▸ Given request
Give an exact transcription of every line, dropping the images.

-------- Data segment

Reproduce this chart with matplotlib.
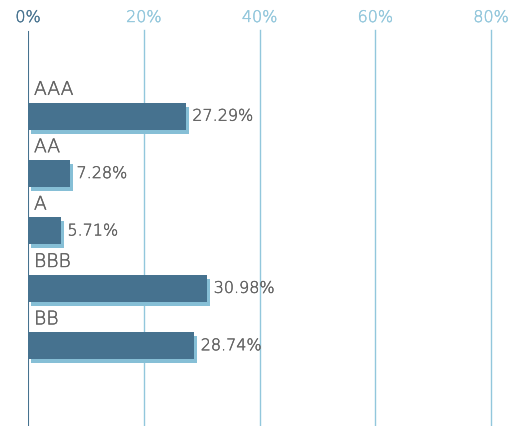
import matplotlib.pyplot as plt
import matplotlib.patheffects as pe
from matplotlib.ticker import FuncFormatter

# === Data ===
ratings = ["AAA", "AA", "A", "BBB", "BB"]
shares = [27.29, 7.28, 5.71, 30.98, 28.74]
x_ticks = [0, 20, 40, 60, 80]

# === Style ===
DARK = "#46728f"
LIGHT = "#86bfd6"
GRID = "#92c7dc"
TEXT = "#626262"
plt.rcParams["font.family"] = ["DejaVu Sans"]
plt.rcParams["font.weight"] = "light"


def bolder(color):
    # thicken the extra-light glyphs a little
    return [pe.withStroke(linewidth=0.3, foreground=color)]


fig = plt.figure(figsize=(5.2, 4.27), dpi=100)
ax = fig.add_axes([28 / 520, 0, 463 / 520, (427 - 31) / 427])

pos = list(range(len(ratings)))
bars = ax.barh(pos, shares, height=0.47, color=DARK, zorder=3)
for b in bars:
    b.set_path_effects([
        pe.SimplePatchShadow(offset=(2.2, -2.9), shadow_rgbFace=LIGHT, alpha=1),
        pe.Normal(),
    ])

for i, (name, v) in enumerate(zip(ratings, shares)):
    ax.annotate(f"{v:.2f}%", xy=(v, i), xytext=(4.6, -3.3), textcoords="offset points",
                va="baseline", ha="left", fontsize=11.5, color=TEXT, zorder=4,
                path_effects=bolder(TEXT))
    ax.annotate(name, xy=(0, i - 0.235), xytext=(4.3, 5.6), textcoords="offset points",
                va="baseline", ha="left", fontsize=13.5, color=TEXT,
                path_effects=bolder(TEXT))

ax.set_xlim(0, 80)
ax.set_ylim(5.40, -1.50)
ax.set_xticks(x_ticks)
ax.xaxis.set_major_formatter(FuncFormatter(lambda v, _: f"{v:.0f}%"))
ax.xaxis.tick_top()
ax.tick_params(axis="x", length=0, pad=3.6, labelsize=11.5, labelcolor=GRID)
for lbl in ax.get_xticklabels():
    lbl.set_path_effects(bolder(GRID))
ax.get_xticklabels()[0].set_color(DARK)
ax.get_xticklabels()[0].set_path_effects(bolder(DARK))
ax.set_yticks([])
for t in x_ticks[1:]:
    ax.axvline(t, color=GRID, linewidth=1, zorder=0, clip_on=False)
ax.axvline(0, color=DARK, linewidth=1.5, zorder=2, ymax=0.995)
for s in ax.spines.values():
    s.set_visible(False)

fig.savefig("out.png", dpi=100)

----------------

▸ Exercise answer
Reproduce this chart with matplotlib.
import matplotlib.pyplot as plt
import matplotlib.patheffects as pe
from matplotlib.ticker import FuncFormatter

# === Data ===
ratings = ["AAA", "AA", "A", "BBB", "BB"]
shares = [27.29, 7.28, 5.71, 30.98, 28.74]
x_ticks = [0, 20, 40, 60, 80]

# === Style ===
DARK = "#46728f"
LIGHT = "#86bfd6"
GRID = "#92c7dc"
TEXT = "#626262"
plt.rcParams["font.family"] = ["DejaVu Sans"]
plt.rcParams["font.weight"] = "light"


def bolder(color):
    # thicken the extra-light glyphs a little
    return [pe.withStroke(linewidth=0.3, foreground=color)]


fig = plt.figure(figsize=(5.2, 4.27), dpi=100)
ax = fig.add_axes([28 / 520, 0, 463 / 520, (427 - 31) / 427])

pos = list(range(len(ratings)))
bars = ax.barh(pos, shares, height=0.47, color=DARK, zorder=3)
for b in bars:
    b.set_path_effects([
        pe.SimplePatchShadow(offset=(2.2, -2.9), shadow_rgbFace=LIGHT, alpha=1),
        pe.Normal(),
    ])

for i, (name, v) in enumerate(zip(ratings, shares)):
    ax.annotate(f"{v:.2f}%", xy=(v, i), xytext=(4.6, -3.3), textcoords="offset points",
                va="baseline", ha="left", fontsize=11.5, color=TEXT, zorder=4,
                path_effects=bolder(TEXT))
    ax.annotate(name, xy=(0, i - 0.235), xytext=(4.3, 5.6), textcoords="offset points",
                va="baseline", ha="left", fontsize=13.5, color=TEXT,
                path_effects=bolder(TEXT))

ax.set_xlim(0, 80)
ax.set_ylim(5.40, -1.50)
ax.set_xticks(x_ticks)
ax.xaxis.set_major_formatter(FuncFormatter(lambda v, _: f"{v:.0f}%"))
ax.xaxis.tick_top()
ax.tick_params(axis="x", length=0, pad=3.6, labelsize=11.5, labelcolor=GRID)
for lbl in ax.get_xticklabels():
    lbl.set_path_effects(bolder(GRID))
ax.get_xticklabels()[0].set_color(DARK)
ax.get_xticklabels()[0].set_path_effects(bolder(DARK))
ax.set_yticks([])
for t in x_ticks[1:]:
    ax.axvline(t, color=GRID, linewidth=1, zorder=0, clip_on=False)
ax.axvline(0, color=DARK, linewidth=1.5, zorder=2, ymax=0.995)
for s in ax.spines.values():
    s.set_visible(False)

fig.savefig("out.png", dpi=100)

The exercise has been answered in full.